Arguing on behalf of McCoy was Logansport attorney Mark Leeman, who began by asserting that his client’s convictions should be reversed because his Pirtle v. State, 263 Ind. 16, 323 N.E.2d 634 (1975), rights were violated when police placed him in custody on one criminal matter and obtained consent to search his home on another matter.
“In Pirtle, the defendant was placed in custody in one criminal matter and police obtained a consent to search his home in a different matter. In reversing the convictions, this court articulated a clear holding,” Leeman said. “One, a person in custody on one matter is entitled to advice of counsel prior to consenting to a home search in a different matter. McCoy’s case fits this is Pirtle paradigm more than any other case presented to this court in the last 50 years. That is, McCoy was placed custody in one criminal matter and the police obtained his consent to search his home on a different matter.”

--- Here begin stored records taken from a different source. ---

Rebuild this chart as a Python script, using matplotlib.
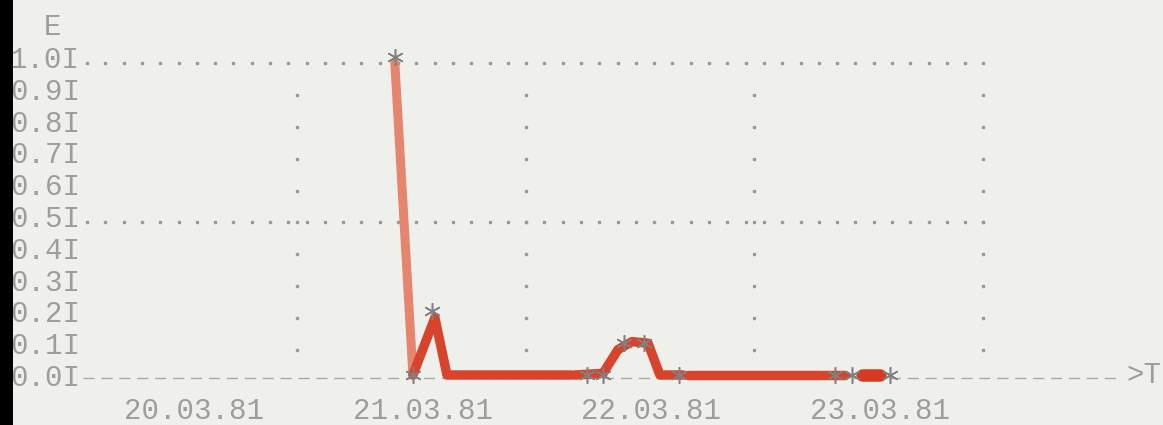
import matplotlib.pyplot as plt
import numpy as np
from matplotlib.patches import Rectangle

# time axis: days since 20.03.81 00:00 (grid columns at day boundaries)
date_labels = ["20.03.81", "21.03.81", "22.03.81", "23.03.81"]
date_pos = [0.55, 1.55, 2.55, 3.55]
day_lines = [1, 2, 3, 4]

e_levels = [0.0, 0.1, 0.2, 0.3, 0.4, 0.5, 0.6, 0.7, 0.8, 0.9, 1.0]
e_labels = ["0.0I", "0.1I", "0.2I", "0.3I", "0.4I", "0.5I",
            "0.6I", "0.7I", "0.8I", "0.9I", "1.0I"]

# printed points (asterisks)
star_t = [1.428, 1.507, 1.590, 2.268, 2.338, 2.430, 2.517, 2.670, 3.352, 3.427, 3.593]
star_e = [1.0, 0.0, 0.20, 0.0, 0.0, 0.10, 0.10, 0.0, 0.0, 0.0, 0.0]

# hand drawn red trace
drop_t = [1.428, 1.507]
drop_e = [0.98, 0.0]
seg1_t = [1.507, 1.603, 1.656, 2.200]
seg1_e = [0.0, 0.18, 0.0, 0.0]
seg2_t = [2.215, 2.338, 2.404, 2.465, 2.535, 2.587, 2.688]
seg2_e = [0.0, 0.005, 0.08, 0.105, 0.10, 0.0, 0.0]
seg3_t = [2.710, 3.396]
seg3_e = [0.0, 0.0]
blob_t = [3.470, 3.549]
blob_e = [0.0, 0.0]

paper = "#efefec"
ink = "#9d9d9d"
dots = "#9a9a9a"
red = "#d8442b"
mono = "Liberation Mono"

fig = plt.figure(figsize=(11.63, 4.25), dpi=100, facecolor=paper)
W, H = 1163, 425
ax = fig.add_axes([87 / W, (H - 375) / H, (W - 87) / W, 318 / H])
ax.set_facecolor("none")
ax.set_xlim(0.0818, 4.787)
ax.set_ylim(0, 1)
for s in ax.spines.values():
    s.set_visible(False)

# axis labels as printed
ax.set_yticks(e_levels, e_labels, family=mono, fontsize=21, color=ink)
ax.set_xticks(date_pos, date_labels, family=mono, fontsize=21, color=ink)
ax.tick_params(length=0)
ax.tick_params(axis="y", pad=5)
ax.tick_params(axis="x", pad=16)

# dotted grid rows at 1.0 and 0.5
row_t = np.arange(0.082, 4.01, 0.08)
for lev in [1.0, 0.5]:
    ax.plot(row_t, np.full(len(row_t), lev - 0.02), ls="none", marker="s",
            ms=1.8, color=dots, clip_on=False)
# dotted columns
col_e = np.arange(1, 10) / 10
for d in day_lines:
    ax.plot([d] * len(col_e), col_e - 0.02, ls="none", marker="s", ms=1.8,
            color=dots, clip_on=False)

# baseline and arrow
ax.plot([0.064, 4.60], [-0.01, -0.01], color="#a8a8a8", lw=1.0,
        dashes=(8.0, 4.9), clip_on=False)
ax.text(4.78, 0.0, ">T", family=mono, fontsize=21, color=ink,
        ha="right", va="center", clip_on=False)
fig.text(52 / W, 1 - 27 / H, "E", family=mono, fontsize=21, color=ink,
         ha="center", va="center")

# red trace
ax.plot(drop_t, drop_e, color="#e67a62", lw=6.5, alpha=0.9,
        solid_capstyle="round", clip_on=False, zorder=3)
for tt, ee in [(seg1_t, seg1_e), (seg2_t, seg2_e), (seg3_t, seg3_e)]:
    ax.plot(tt, ee, color=red, lw=6.8, solid_capstyle="round",
            solid_joinstyle="round", clip_on=False, zorder=3)
ax.plot(blob_t, blob_e, color="#d63b22", lw=9, solid_capstyle="round",
        clip_on=False, zorder=3)

# printed asterisks
ax.plot(star_t, star_e, ls="none", marker=(6, 2, 0), ms=12, mew=1.1,
        color="#808080", clip_on=False, zorder=4)

# dark scanner edge on the left
fig.patches.append(Rectangle((0, 0), 13 / W, 1, transform=fig.transFigure,
                             facecolor="black", edgecolor="none", zorder=10))

fig.savefig("out.png", dpi=100, facecolor=paper)
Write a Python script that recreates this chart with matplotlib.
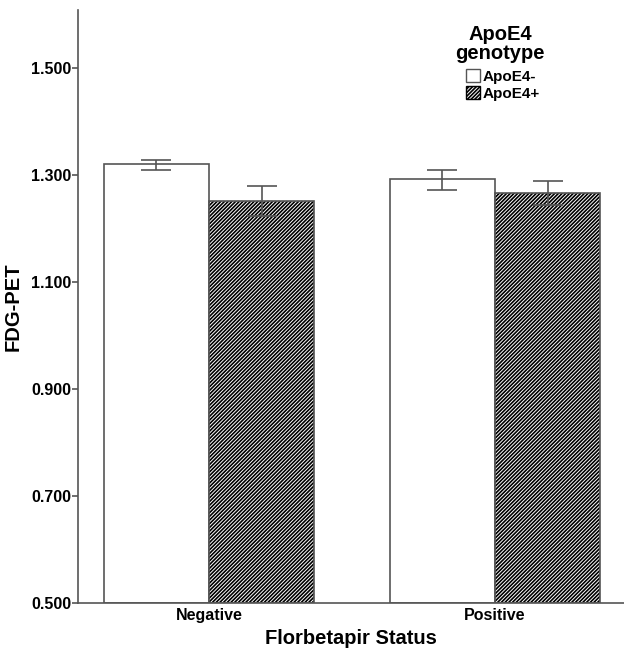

“Does it, counsel?” Justice Mark Massa asked. “Can you cite a case in the last 50 years since Pirtle where we have applied it to a crime victim rather than a suspect? He’s not a suspect here. He’s the victim of the crime. And the police say, ‘You want to show me what was taken from the house?’”
“We only know that he’s a victim at the at the conclusion of the investigation,” Leeman said. “He is a criminal defendant entitled to the rights that all Hoosiers are entitled to.”
Leeman said much of the conversation in his client’s case has regarded the search and seizure analysis.
“From the beginning, Pirtle … made it clear that Pirtle is about more than search and seizure. It is about the right to counsel. That’s why we’re advising these people about the right to counsel.”
David gave a hypothetical of an officer not knowing about a search warrant and walking through a robbery victim’s home to see what may have been stolen.
“They’re walking around and everything’s fine and they run across marijuana. If they’re walking around and all of a sudden it dawns on the officer, ‘Oh there’s a large portrait of the defendant, Mr. McCoy, with his name on it,’ and the officer is, ‘Oh, gosh, there’s a warrant out.’ At that time, I’m placing Mr. McCoy in custody. Would Pirtle be required before the officer continued with the search?”
“I think yes,” Leeman said.
Deputy Attorney General Courtney Leanne Staton countered that McCoy is an “outlier case,” but there is no reason for transfer.
“That’s why the state is advocating that the extent of Pirtle to this case where the person in custody is in custody on an unrelated arrest warrant,” Staton said. “That has nothing to do with the officer’s investigation.”
Staton argued the circumstances in McCoy are substantially different than those issued in Pirtle, which would not advance by extending its application to McCoy.
“(The officer) was not required to provide McCoy with Pirtle advisements,” she said. “First and foremost, McCoy was not the accused. He was the victim.”
David opined that the circumstances of the case seem uncommon and “messy.”
Justice Christopher Goff expressed concern about how the high court could “possibly hold that an officer with that subjective intent is not going to have to take those prophylactic measures before going into the home.”
“The thing that bothers me is the drug smell. Getting your nose in there, pow. Game over. That’s what happened,” Goff said. “If it were an article of clothing or if it were something else other than something that he had reason to believe might be going on in the house, it is almost immediately discernible by entering into the house.”
“This is the case where we had a chance to emphasize the importance of component of this is a right to counsel,” Leeman said on rebuttal. “There is a lawyer out there who ought to be flaming mad.
“McCoy was misled by the officer to say, ‘Go inside and help me help you as a victim,’” he said. “That’s not true. There is more at stake there.”
The justices will determine whether to grant transfer in the case at a later date. The full argument can be watched online.